3 Pet Bird Food Trends to Watch for in 2022

The past few years have been difficult for many sectors and industries, with periods of growth and decline. During 2020, the pet food industry surged to over $100 billion in sales for the first time in history, spurred on by pandemic buying habits. Time spent in lockdown and working from home led to more pet spending and pet adoptions. According to the 2021-2022 APPA National Pet Owners Survey, 70% of U.S. households now include a pet, and 8% of U.S. households include a pet bird. Younger generations have also begun to tap into the market, with two-thirds of bird owners being members of Gen Z or Millennials.

While inflation and supply chain disruptions in 2022 have cut into the growth in sales of the pet industry, there is room for optimism. Here are a few trends to pay attention to going forward.

Preference for Premium

As pet food spending increased throughout 2020 and 2021, many pet owners desired more higher-quality food options even if it meant spending a bit more. While inflation and the fluctuation of the economy has definitely impacted this trend, it still is important for pet owners to provide the best food options they can afford. For some, the premium food options might still be worth the cost, but others might have to change foods or cut costs in other ways. However, after the shock of inflation and economic uncertainty wears off, a renewed growth in premium pet food spending seems likely.

The bird food industry in particular has not been hit as hard by economic disruptions as some other sectors, with food for small bird species growing at an impressive rate. Changing buying habits in the last few years have made birds like cockatiels more difficult to find, and so birds like parakeets and conures, as well as their food, are much more in demand.

Saving Versus Spending

Though premium food options are still popular, the shock of inflation has made it harder for some households to justify the level and cost of food they were giving their pets a year or two before. Less expensive formulas and value size options have become very desirable, and many pet owners have tried to limit impulse buying.

One effect of pet owners being more intentional with their money might be the decrease in treat purchases seen throughout the industry – while pet treats sold very well during 2020 and 2021, there has been a dip in treat purchases this year. A lot of time spent at home meant it was natural for owners to spoil their pets a bit more, but with the economic uncertainty we are currently experiencing, buying their pets fewer treats is an easy way for owners to cut costs. By being more frugal with their money and cutting out or decreasing less necessary food options like treats, pet owners can spend less while still providing their pets with high-quality food.

Online Still Popular

As many industries experienced huge growth in online marketplaces post-2020, so too did pet food. Pet owners found they could easily get their bird feed or dog food delivered to their door for competitive prices, and in turn, online pet shopping increased by almost 20%. However, brick-and-mortar stores have experienced a slight resurgence late 2021 and into 2022. Bird owners in particular are often very loyal to certain brands, and while supply chain disruptions temporarily affected the availability of certain products, as logistics have normalized stores are better equipped to stock and maintain different brands.

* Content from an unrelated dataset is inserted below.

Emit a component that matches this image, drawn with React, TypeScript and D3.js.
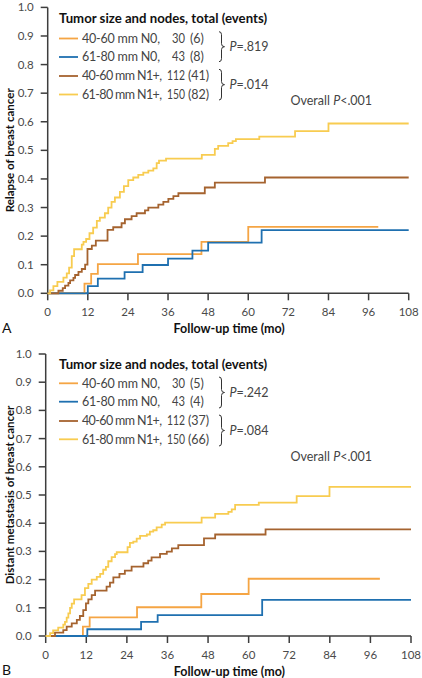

A strong online presence still remains key in attracting and retaining consumers, but if prices are competitive many pet owners seem willing to return to shopping more in brick-and-mortar stores.

The last few years have been tumultuous for many industries, but the pet food industry has been spared from a lot of economic volatility. While spending is down in 2022 as inflation rages, looking forward many sectors should see continued growth. Significant time spent at home during the pandemic has helped a lot of people realize the joy and value of having pets, so there is reason to be optimistic about where the pet food sector will go from here in the months and years to come.